- [Given problem] Output the material beneath this task exactly, images excluded.

[Source code of charts]
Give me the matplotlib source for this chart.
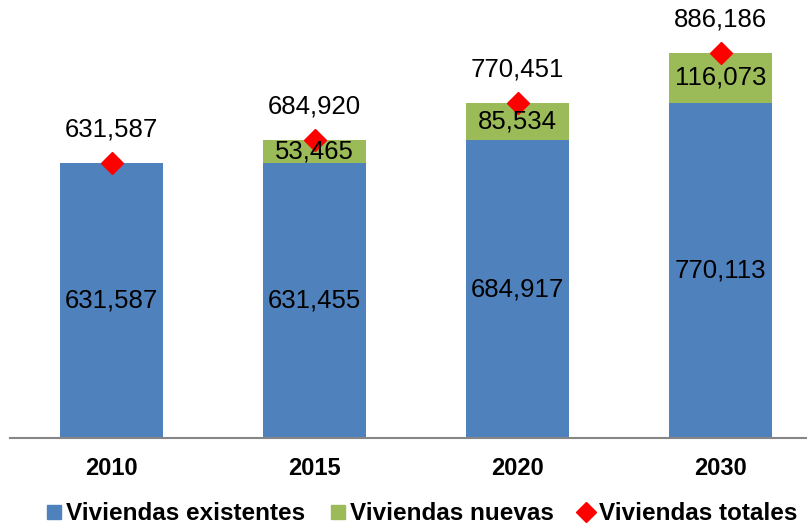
import matplotlib
matplotlib.use("Agg")
import matplotlib.pyplot as plt
from matplotlib.lines import Line2D
import numpy as np

plt.rcParams['font.family'] = ['Liberation Sans', 'DejaVu Sans']

years = ['2010', '2015', '2020', '2030']
existentes = [631587, 631455, 684917, 770113]
nuevas = [0, 53465, 85534, 116073]
totales = [631587, 684920, 770451, 886186]

W, H = 807, 529
fig = plt.figure(figsize=(W / 100, H / 100), dpi=100)
ax = fig.add_axes([10 / W, (H - 438) / H, 797 / W, 435 / H])

x = np.arange(len(years))
bw = 103 / 203
blue = '#4F81BD'
green = '#9BBB59'
ax.bar(x, existentes, width=bw, color=blue, zorder=2)
ax.bar(x, nuevas, width=bw, bottom=existentes, color=green, zorder=2)
ax.plot(x, totales, linestyle='none', marker='D', color='#FF0000', ms=11, zorder=4)

for i in range(len(years)):
    ax.text(x[i], existentes[i] / 2, f'{existentes[i]:,}', ha='center', va='center',
            fontsize=18.5, zorder=5)
    if nuevas[i] > 0:
        ax.text(x[i], existentes[i] + nuevas[i] / 2, f'{nuevas[i]:,}', ha='center',
                va='center', fontsize=18.5, zorder=5)
    ax.annotate(f'{totales[i]:,}', (x[i], totales[i]), xytext=(0, 24),
                textcoords='offset points', ha='center', va='center', fontsize=18.5,
                zorder=5)

ax.set_xlim(-0.5, -0.5 + 797 / 203)
ax.set_ylim(0, 1000000)
ax.set_yticks([])
ax.set_xticks(x)
ax.set_xticklabels(years, fontsize=17, fontweight='bold')
ax.tick_params(axis='x', length=0, pad=14)
for s in ['top', 'right', 'left']:
    ax.spines[s].set_visible(False)
ax.spines['bottom'].set_color('#868686')
ax.spines['bottom'].set_linewidth(1.5)

handles = [
    Line2D([], [], linestyle='none', marker='s', color=blue, ms=10),
    Line2D([], [], linestyle='none', marker='s', color=green, ms=10),
    Line2D([], [], linestyle='none', marker='D', color='#FF0000', ms=10),
]
labels = ['Viviendas existentes', 'Viviendas nuevas', 'Viviendas totales']
fig.legend(handles, labels, loc='center', bbox_to_anchor=(421 / W, (H - 514) / H),
           ncol=3, frameon=False, prop={'weight': 'bold', 'size': 17.5},
           handletextpad=0.15, columnspacing=1.0, handlelength=0.7)

fig.savefig('out.png', dpi=100)
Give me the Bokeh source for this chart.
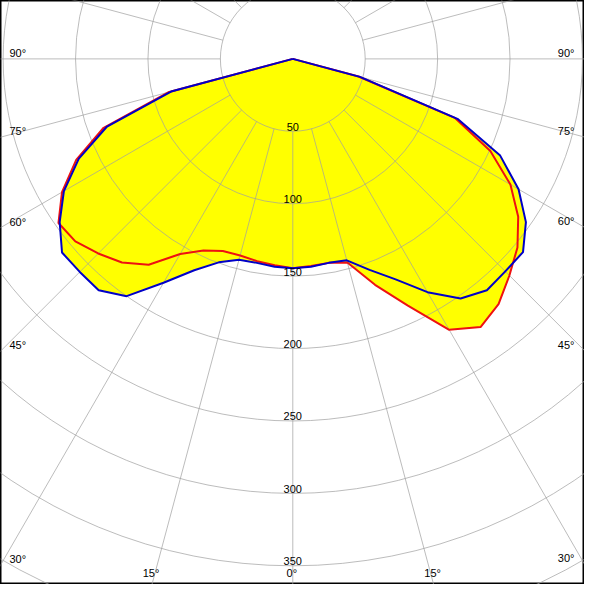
import numpy as np
from bokeh.plotting import figure
from bokeh.models import Range1d
from bokeh.embed import file_html
from bokeh.resources import INLINE
from bokeh.core.properties import value

# ---- data: luminous intensity (cd) versus gamma angle (deg) ----
gamma = [0, 5, 10, 15, 20, 25, 30, 35, 40, 45, 50, 55, 60, 65, 70, 75, 80, 85, 90]
c0_right = [144.5, 144, 143, 144, 155, 168, 186, 202, 208.5, 207.5, 207.5, 196.5, 180, 158, 121, 48, 0, 0, 0]
c180_left = [144.5, 144, 143, 143.5, 149.5, 161, 178.5, 200, 208.5, 208, 208, 196.5, 182.5, 163, 136.5, 87, 0, 0, 0]
c90_right = [144.5, 143.5, 143, 145.6, 166, 188, 216, 226, 221, 211.5, 202.5, 190, 173.5, 150.5, 119, 47, 0, 0, 0]
c270_left = [144.5, 143, 141.8, 140.5, 141.2, 146, 155.5, 173.5, 183.5, 190, 196, 197.5, 184, 165, 139, 89, 0, 0, 0]

ring_labels = [50, 100, 150, 200, 250, 300, 350]
ring_grid = [50, 100, 150, 200, 250, 300, 350, 400, 450]
spoke_angles = list(range(0, 360, 15))
side_angles = [90, 75, 60, 45, 30]
bottom_angles = [-15, 0, 15]

# ---- geometry: diagram square of 600 reference px, centre and scale ----
PX = 1.488          # reference pixels per cd
CX, CY = 300.3, 60.0
x0, x1 = (0 - CX) / PX, (600 - CX) / PX
y0, y1 = -(600 - CY) / PX, -(0 - CY) / PX
S = 584 / 600.0     # screen scale

p = figure(width=584, height=584, output_backend="svg", toolbar_location=None,
           x_range=Range1d(x0, x1), y_range=Range1d(y0, y1),
           min_border=0, background_fill_color="white", border_fill_color="white")
p.axis.visible = False
p.grid.visible = False
p.outline_line_color = "black"
p.outline_line_width = 2


def curve(left, right):
    g = np.radians(np.array(gamma, dtype=float))
    l = np.array(left, dtype=float)
    r = np.array(right, dtype=float)
    xs = np.concatenate([(-l * np.sin(g))[::-1], (r * np.sin(g))[1:]])
    ys = np.concatenate([(-l * np.cos(g))[::-1], (-r * np.cos(g))[1:]])
    return xs, ys


bx, by = curve(c180_left, c0_right)
rx, ry = curve(c270_left, c90_right)

yellow = "#FFFF00"
p.patch(bx, by, fill_color=yellow, line_color=None)
p.patch(rx, ry, fill_color=yellow, line_color=None)

grid_col = "#A0A0A0"
p.circle(x=[0] * len(ring_grid), y=[0] * len(ring_grid), radius=ring_grid,
         fill_color=None, line_color=grid_col, line_alpha=0.7, line_width=1)
sa = np.radians(np.array(spoke_angles, dtype=float))
p.segment(x0=50 * np.sin(sa), y0=-50 * np.cos(sa), x1=800 * np.sin(sa), y1=-800 * np.cos(sa),
          line_color=grid_col, line_alpha=0.7, line_width=1)

p.line(rx, ry, line_color="#EE1111", line_width=2)
p.line(bx, by, line_color="#0000C8", line_width=2)

font = value("Liberation Sans")
fs = "11px"

# ring value labels
p.text(x=[0] * len(ring_labels), y=[-v for v in ring_labels], text=[str(v) for v in ring_labels],
       text_align="center", text_baseline="middle", y_offset=-4.5,
       text_font=font, text_font_size=fs, text_color="black")

# side angle labels
left_w = CX / PX
right_w = (600 - CX) / PX
def ycross(w, a):
    return 0.0 if a == 90 else -w / np.tan(np.radians(a))

p.text(x=[x0] * len(side_angles), y=[ycross(left_w, a) for a in side_angles],
       text=[f"{a}°" for a in side_angles], text_align="left", text_baseline="middle",
       x_offset=9, y_offset=-6, text_font=font, text_font_size=fs, text_color="black")
p.text(x=[x1] * len(side_angles), y=[ycross(right_w, a) for a in side_angles],
       text=[f"{a}°" for a in side_angles], text_align="right", text_baseline="middle",
       x_offset=-10, y_offset=-6, text_font=font, text_font_size=fs, text_color="black")

# bottom angle labels
bot_h = (600 - CY) / PX
p.text(x=[bot_h * np.tan(np.radians(a)) for a in bottom_angles], y=[y0] * len(bottom_angles),
       text=[f"{abs(a)}°" for a in bottom_angles], text_align="center", text_baseline="middle",
       x_offset=-1, y_offset=-11.5, text_font=font, text_font_size=fs, text_color="black")

open("out.html", "w").write(file_html(p, INLINE))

- [Written response]
Give me the matplotlib source for this chart.
import matplotlib
matplotlib.use("Agg")
import matplotlib.pyplot as plt
from matplotlib.lines import Line2D
import numpy as np

plt.rcParams['font.family'] = ['Liberation Sans', 'DejaVu Sans']

years = ['2010', '2015', '2020', '2030']
existentes = [631587, 631455, 684917, 770113]
nuevas = [0, 53465, 85534, 116073]
totales = [631587, 684920, 770451, 886186]

W, H = 807, 529
fig = plt.figure(figsize=(W / 100, H / 100), dpi=100)
ax = fig.add_axes([10 / W, (H - 438) / H, 797 / W, 435 / H])

x = np.arange(len(years))
bw = 103 / 203
blue = '#4F81BD'
green = '#9BBB59'
ax.bar(x, existentes, width=bw, color=blue, zorder=2)
ax.bar(x, nuevas, width=bw, bottom=existentes, color=green, zorder=2)
ax.plot(x, totales, linestyle='none', marker='D', color='#FF0000', ms=11, zorder=4)

for i in range(len(years)):
    ax.text(x[i], existentes[i] / 2, f'{existentes[i]:,}', ha='center', va='center',
            fontsize=18.5, zorder=5)
    if nuevas[i] > 0:
        ax.text(x[i], existentes[i] + nuevas[i] / 2, f'{nuevas[i]:,}', ha='center',
                va='center', fontsize=18.5, zorder=5)
    ax.annotate(f'{totales[i]:,}', (x[i], totales[i]), xytext=(0, 24),
                textcoords='offset points', ha='center', va='center', fontsize=18.5,
                zorder=5)

ax.set_xlim(-0.5, -0.5 + 797 / 203)
ax.set_ylim(0, 1000000)
ax.set_yticks([])
ax.set_xticks(x)
ax.set_xticklabels(years, fontsize=17, fontweight='bold')
ax.tick_params(axis='x', length=0, pad=14)
for s in ['top', 'right', 'left']:
    ax.spines[s].set_visible(False)
ax.spines['bottom'].set_color('#868686')
ax.spines['bottom'].set_linewidth(1.5)

handles = [
    Line2D([], [], linestyle='none', marker='s', color=blue, ms=10),
    Line2D([], [], linestyle='none', marker='s', color=green, ms=10),
    Line2D([], [], linestyle='none', marker='D', color='#FF0000', ms=10),
]
labels = ['Viviendas existentes', 'Viviendas nuevas', 'Viviendas totales']
fig.legend(handles, labels, loc='center', bbox_to_anchor=(421 / W, (H - 514) / H),
           ncol=3, frameon=False, prop={'weight': 'bold', 'size': 17.5},
           handletextpad=0.15, columnspacing=1.0, handlelength=0.7)

fig.savefig('out.png', dpi=100)
Give me the Bokeh source for this chart.
import numpy as np
from bokeh.plotting import figure
from bokeh.models import Range1d
from bokeh.embed import file_html
from bokeh.resources import INLINE
from bokeh.core.properties import value

# ---- data: luminous intensity (cd) versus gamma angle (deg) ----
gamma = [0, 5, 10, 15, 20, 25, 30, 35, 40, 45, 50, 55, 60, 65, 70, 75, 80, 85, 90]
c0_right = [144.5, 144, 143, 144, 155, 168, 186, 202, 208.5, 207.5, 207.5, 196.5, 180, 158, 121, 48, 0, 0, 0]
c180_left = [144.5, 144, 143, 143.5, 149.5, 161, 178.5, 200, 208.5, 208, 208, 196.5, 182.5, 163, 136.5, 87, 0, 0, 0]
c90_right = [144.5, 143.5, 143, 145.6, 166, 188, 216, 226, 221, 211.5, 202.5, 190, 173.5, 150.5, 119, 47, 0, 0, 0]
c270_left = [144.5, 143, 141.8, 140.5, 141.2, 146, 155.5, 173.5, 183.5, 190, 196, 197.5, 184, 165, 139, 89, 0, 0, 0]

ring_labels = [50, 100, 150, 200, 250, 300, 350]
ring_grid = [50, 100, 150, 200, 250, 300, 350, 400, 450]
spoke_angles = list(range(0, 360, 15))
side_angles = [90, 75, 60, 45, 30]
bottom_angles = [-15, 0, 15]

# ---- geometry: diagram square of 600 reference px, centre and scale ----
PX = 1.488          # reference pixels per cd
CX, CY = 300.3, 60.0
x0, x1 = (0 - CX) / PX, (600 - CX) / PX
y0, y1 = -(600 - CY) / PX, -(0 - CY) / PX
S = 584 / 600.0     # screen scale

p = figure(width=584, height=584, output_backend="svg", toolbar_location=None,
           x_range=Range1d(x0, x1), y_range=Range1d(y0, y1),
           min_border=0, background_fill_color="white", border_fill_color="white")
p.axis.visible = False
p.grid.visible = False
p.outline_line_color = "black"
p.outline_line_width = 2


def curve(left, right):
    g = np.radians(np.array(gamma, dtype=float))
    l = np.array(left, dtype=float)
    r = np.array(right, dtype=float)
    xs = np.concatenate([(-l * np.sin(g))[::-1], (r * np.sin(g))[1:]])
    ys = np.concatenate([(-l * np.cos(g))[::-1], (-r * np.cos(g))[1:]])
    return xs, ys


bx, by = curve(c180_left, c0_right)
rx, ry = curve(c270_left, c90_right)

yellow = "#FFFF00"
p.patch(bx, by, fill_color=yellow, line_color=None)
p.patch(rx, ry, fill_color=yellow, line_color=None)

grid_col = "#A0A0A0"
p.circle(x=[0] * len(ring_grid), y=[0] * len(ring_grid), radius=ring_grid,
         fill_color=None, line_color=grid_col, line_alpha=0.7, line_width=1)
sa = np.radians(np.array(spoke_angles, dtype=float))
p.segment(x0=50 * np.sin(sa), y0=-50 * np.cos(sa), x1=800 * np.sin(sa), y1=-800 * np.cos(sa),
          line_color=grid_col, line_alpha=0.7, line_width=1)

p.line(rx, ry, line_color="#EE1111", line_width=2)
p.line(bx, by, line_color="#0000C8", line_width=2)

font = value("Liberation Sans")
fs = "11px"

# ring value labels
p.text(x=[0] * len(ring_labels), y=[-v for v in ring_labels], text=[str(v) for v in ring_labels],
       text_align="center", text_baseline="middle", y_offset=-4.5,
       text_font=font, text_font_size=fs, text_color="black")

# side angle labels
left_w = CX / PX
right_w = (600 - CX) / PX
def ycross(w, a):
    return 0.0 if a == 90 else -w / np.tan(np.radians(a))

p.text(x=[x0] * len(side_angles), y=[ycross(left_w, a) for a in side_angles],
       text=[f"{a}°" for a in side_angles], text_align="left", text_baseline="middle",
       x_offset=9, y_offset=-6, text_font=font, text_font_size=fs, text_color="black")
p.text(x=[x1] * len(side_angles), y=[ycross(right_w, a) for a in side_angles],
       text=[f"{a}°" for a in side_angles], text_align="right", text_baseline="middle",
       x_offset=-10, y_offset=-6, text_font=font, text_font_size=fs, text_color="black")

# bottom angle labels
bot_h = (600 - CY) / PX
p.text(x=[bot_h * np.tan(np.radians(a)) for a in bottom_angles], y=[y0] * len(bottom_angles),
       text=[f"{abs(a)}°" for a in bottom_angles], text_align="center", text_baseline="middle",
       x_offset=-1, y_offset=-11.5, text_font=font, text_font_size=fs, text_color="black")

open("out.html", "w").write(file_html(p, INLINE))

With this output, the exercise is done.